Facial puffiness a significant risk factor for severe dengue infection in children: Study
Dengue fever-a mosquito borne viral fever, has a varied presentation ranging from subclinical disease to severe life-threatening illness. The World Health Organization (WHO) 2012 guidelines of dengue classify the illness as dengue without warning signs, dengue with warning signs, and severe dengue.
Researches from Government Medical College,Chennai have studied the prevalence of severe dengue in a tertiary care institution, and to identify the risk factors for severe dengue in children.

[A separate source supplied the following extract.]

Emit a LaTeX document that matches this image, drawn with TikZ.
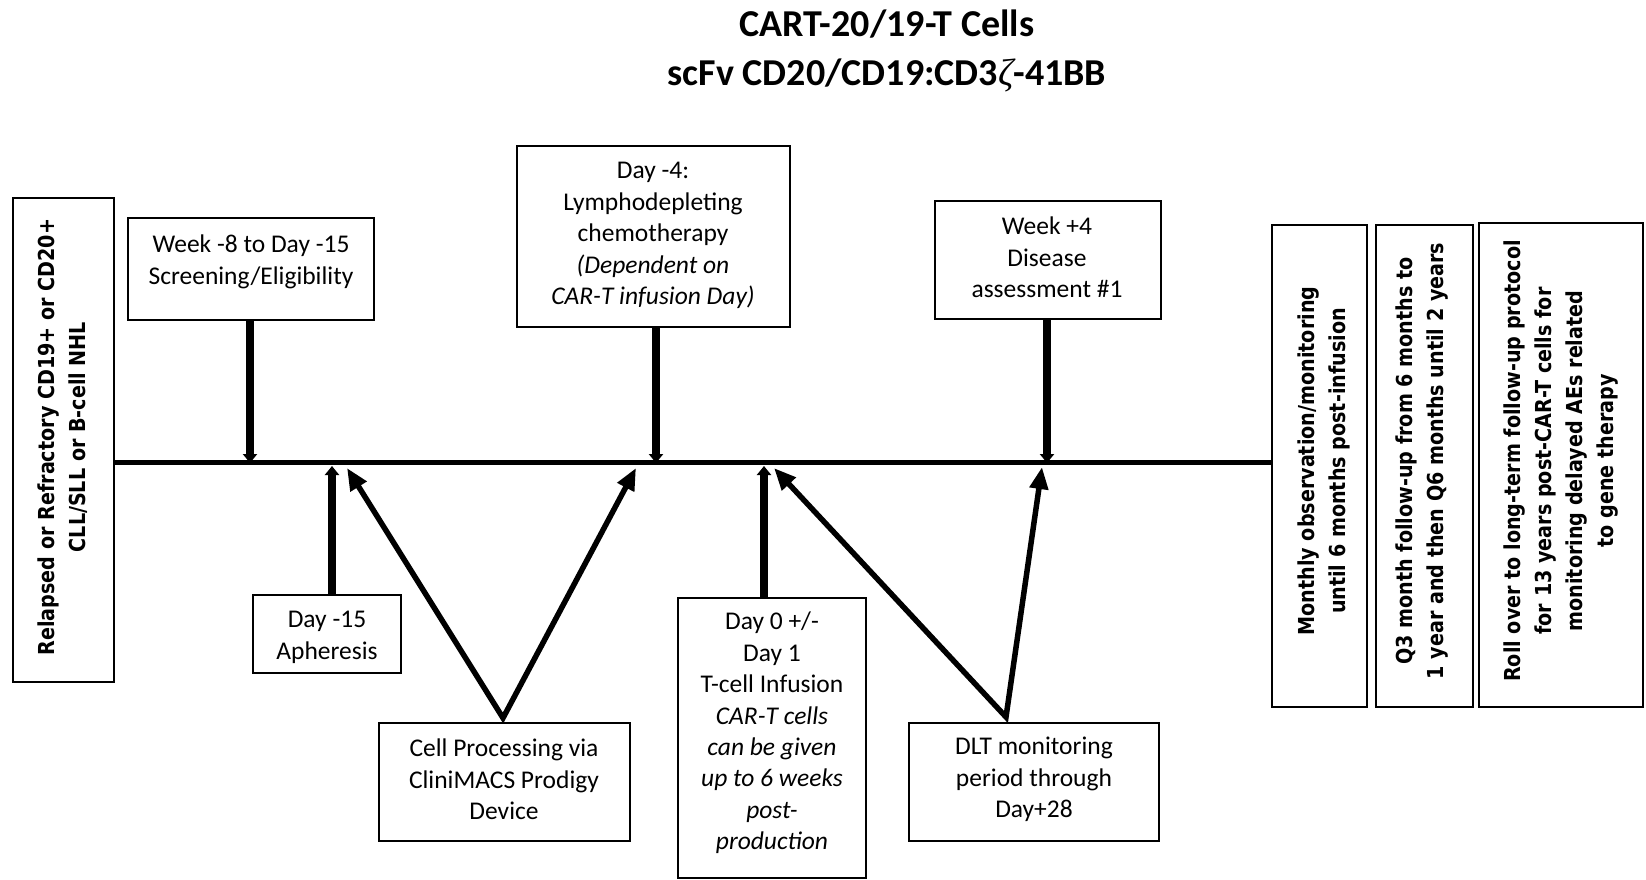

In this nested case control study children aged 1 month to 12 years who had fever without focus and positive dengue serology were included in the study. Children who were discharged before clinical recovery and those with coinfections were excluded. Subsequently, patients were grouped into three categories – those with dengue without warning signs, dengue with warning signs, and severe dengue as per the WHO dengue guidelines. . The primary outcome was presence or absence of severe dengue, and the secondary outcome was risk factors for severe dengue.
Key findings of the study are:
-Out of 370 patients with dengue, 192 (51.9%) patients had dengue without warning signs, 168 (45.4%) patients had dengue with warning signs, and 10 (2.7%)patients had severe dengue; all the patients with severe dengue presented with shock.
-117(31.7%) children had abdominal pain/tenderness, while 77 (20.8%) had persistent vomiting;a total of 38 (10.3%) children had hepatomegaly, 6 (1.6%) each had facial puffiness and petechiae, and 3 (0.8%) had mucosal bleed in the form of melena.
-Platelet count was normal in 65 (17.6%) children, while 62 (16.8%) had mild thrombocytopenia, and 243 (65.7%) had platelet count less than 1 lakh.
-Leucocyte count which is considered as a marker of severity; was decreased in 208 (56.2%) children, while 12 (3.2%) of them had leukocytosis.
-A total of 60 (16.2%) had raised hematocrit and 40 (10.8%) showed chest X-ray findings, suggestive of pleural effusion.
Authors conclude-"Abdominal pain/tenderness, facial puffiness, hepatomegaly, and pleural effusion are risk factors of severe dengue in children, and children with these findings require close monitoring in a high-dependency unit".